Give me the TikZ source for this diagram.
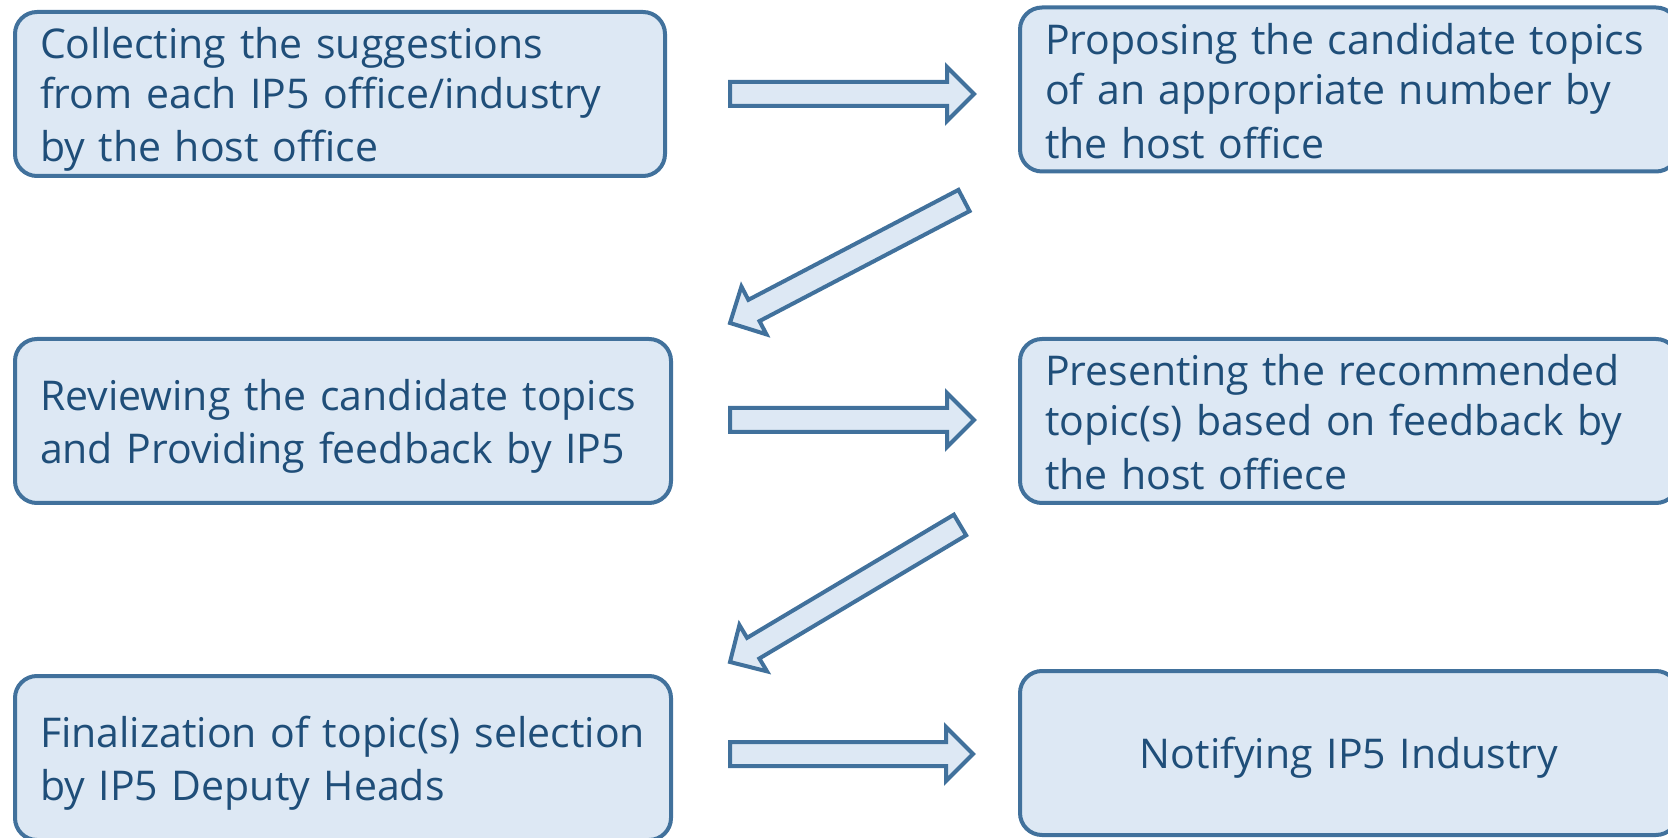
\documentclass[tikz,border=0pt]{standalone}
\usepackage{fontspec}
\setmainfont{Open Sans}
\usetikzlibrary{calc}

\definecolor{boxfill}{HTML}{DDE8F4}
\definecolor{boxline}{HTML}{41719C}
\definecolor{boxtext}{HTML}{1F4E79}

% line strut, a little low like the slide text
\newcommand{\linestrut}{\rule[-4.1pt]{0pt}{25pt}}

\tikzset{
  stepbox/.style={draw=boxline, fill=boxfill, line width=2pt, rounded corners=11pt,
    text=boxtext, align=left, inner xsep=12.5pt, inner ysep=2pt,
    minimum height=82pt, font=\fontsize{20.5}{25}\selectfont,
    execute at begin node=\linestrut, execute at end node=\linestrut},
  flowarrow/.style={draw=boxline, fill=boxfill, line width=2pt, line join=miter}
}

% block arrow from #1 to #2
\newcommand{\blockarrow}[2]{%
  \draw[flowarrow] let \p1=(#1), \p2=(#2),
      \n1={atan2(\y2-\y1,\x2-\x1)}, \n2={veclen(\x2-\x1,\y2-\y1)} in
    [shift={(\p1)}, rotate=\n1]
    (0pt,-6pt) -- (\n2*1pt-13.5pt,-6pt) -- (\n2*1pt-13.5pt,-13.5pt) -- (\n2*1pt,0pt)
    -- (\n2*1pt-13.5pt,13.5pt) -- (\n2*1pt-13.5pt,6pt) -- (0pt,6pt) -- cycle;%
}

\begin{document}
\begin{tikzpicture}[x=0.5pt,y=-0.5pt]
  \useasboundingbox (0,0) rectangle (1668,838);

  % Left column
  \node [stepbox, minimum width=325pt, text width=300pt] (collect) at (340,94)
    {Collecting the suggestions\\from each IP5 office/industry\\by the host office};
  \node [stepbox, minimum width=328pt, text width=303pt] (review) at (343,421)
    {Reviewing the candidate topics\\and Providing feedback by IP5};
  \node [stepbox, minimum width=328pt, text width=303pt] (final) at (343,758)
    {Finalization of topic(s) selection\\by IP5 Deputy Heads};

  % Right column
  \node [stepbox, minimum width=329pt, text width=304pt] (propose) at (1349,89.5)
    {Proposing the candidate topics\\of an appropriate number by\\the host office};
  \node [stepbox, minimum width=329pt, text width=304pt] (present) at (1349,421)
    {Presenting the recommended\\topic(s) based on feedback by\\the host offiece};
  \node [stepbox, minimum width=329pt, text width=304pt, align=center] (notify) at (1349,753)
    {Notifying IP5 Industry};

  % Arrow ends
  \coordinate (a1s) at ($(collect.east)+(63,0)$);
  \coordinate (a1e) at ($(collect.east)+(307,0)$);
  \coordinate (a2s) at ($(review.east)+(57,-1)$);
  \coordinate (a2e) at ($(review.east)+(301,-1)$);
  \coordinate (a3s) at ($(notify.west)+(-288,1)$);
  \coordinate (a3e) at ($(notify.west)+(-45,1)$);
  \coordinate (d1s) at ($(propose.south)+(-385,27)$);
  \coordinate (d1e) at ($(review.north)+(387,-14)$);
  \coordinate (d2s) at ($(present.south)+(-389,20)$);
  \coordinate (d2e) at ($(final.north)+(387,-12)$);

  % Arrows
  \blockarrow{a1s}{a1e}
  \blockarrow{d1s}{d1e}
  \blockarrow{a2s}{a2e}
  \blockarrow{d2s}{d2e}
  \blockarrow{a3s}{a3e}
\end{tikzpicture}
\end{document}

===============

> [What needs to be done]:
Write the material out again exactly as it appears, dropping the pictures.

> [Exercise solution]:
Give me the TikZ source for this diagram.
\documentclass[tikz,border=0pt]{standalone}
\usepackage{fontspec}
\setmainfont{Open Sans}
\usetikzlibrary{calc}

\definecolor{boxfill}{HTML}{DDE8F4}
\definecolor{boxline}{HTML}{41719C}
\definecolor{boxtext}{HTML}{1F4E79}

% line strut, a little low like the slide text
\newcommand{\linestrut}{\rule[-4.1pt]{0pt}{25pt}}

\tikzset{
  stepbox/.style={draw=boxline, fill=boxfill, line width=2pt, rounded corners=11pt,
    text=boxtext, align=left, inner xsep=12.5pt, inner ysep=2pt,
    minimum height=82pt, font=\fontsize{20.5}{25}\selectfont,
    execute at begin node=\linestrut, execute at end node=\linestrut},
  flowarrow/.style={draw=boxline, fill=boxfill, line width=2pt, line join=miter}
}

% block arrow from #1 to #2
\newcommand{\blockarrow}[2]{%
  \draw[flowarrow] let \p1=(#1), \p2=(#2),
      \n1={atan2(\y2-\y1,\x2-\x1)}, \n2={veclen(\x2-\x1,\y2-\y1)} in
    [shift={(\p1)}, rotate=\n1]
    (0pt,-6pt) -- (\n2*1pt-13.5pt,-6pt) -- (\n2*1pt-13.5pt,-13.5pt) -- (\n2*1pt,0pt)
    -- (\n2*1pt-13.5pt,13.5pt) -- (\n2*1pt-13.5pt,6pt) -- (0pt,6pt) -- cycle;%
}

\begin{document}
\begin{tikzpicture}[x=0.5pt,y=-0.5pt]
  \useasboundingbox (0,0) rectangle (1668,838);

  % Left column
  \node [stepbox, minimum width=325pt, text width=300pt] (collect) at (340,94)
    {Collecting the suggestions\\from each IP5 office/industry\\by the host office};
  \node [stepbox, minimum width=328pt, text width=303pt] (review) at (343,421)
    {Reviewing the candidate topics\\and Providing feedback by IP5};
  \node [stepbox, minimum width=328pt, text width=303pt] (final) at (343,758)
    {Finalization of topic(s) selection\\by IP5 Deputy Heads};

  % Right column
  \node [stepbox, minimum width=329pt, text width=304pt] (propose) at (1349,89.5)
    {Proposing the candidate topics\\of an appropriate number by\\the host office};
  \node [stepbox, minimum width=329pt, text width=304pt] (present) at (1349,421)
    {Presenting the recommended\\topic(s) based on feedback by\\the host offiece};
  \node [stepbox, minimum width=329pt, text width=304pt, align=center] (notify) at (1349,753)
    {Notifying IP5 Industry};

  % Arrow ends
  \coordinate (a1s) at ($(collect.east)+(63,0)$);
  \coordinate (a1e) at ($(collect.east)+(307,0)$);
  \coordinate (a2s) at ($(review.east)+(57,-1)$);
  \coordinate (a2e) at ($(review.east)+(301,-1)$);
  \coordinate (a3s) at ($(notify.west)+(-288,1)$);
  \coordinate (a3e) at ($(notify.west)+(-45,1)$);
  \coordinate (d1s) at ($(propose.south)+(-385,27)$);
  \coordinate (d1e) at ($(review.north)+(387,-14)$);
  \coordinate (d2s) at ($(present.south)+(-389,20)$);
  \coordinate (d2e) at ($(final.north)+(387,-12)$);

  % Arrows
  \blockarrow{a1s}{a1e}
  \blockarrow{d1s}{d1e}
  \blockarrow{a2s}{a2e}
  \blockarrow{d2s}{d2e}
  \blockarrow{a3s}{a3e}
\end{tikzpicture}
\end{document}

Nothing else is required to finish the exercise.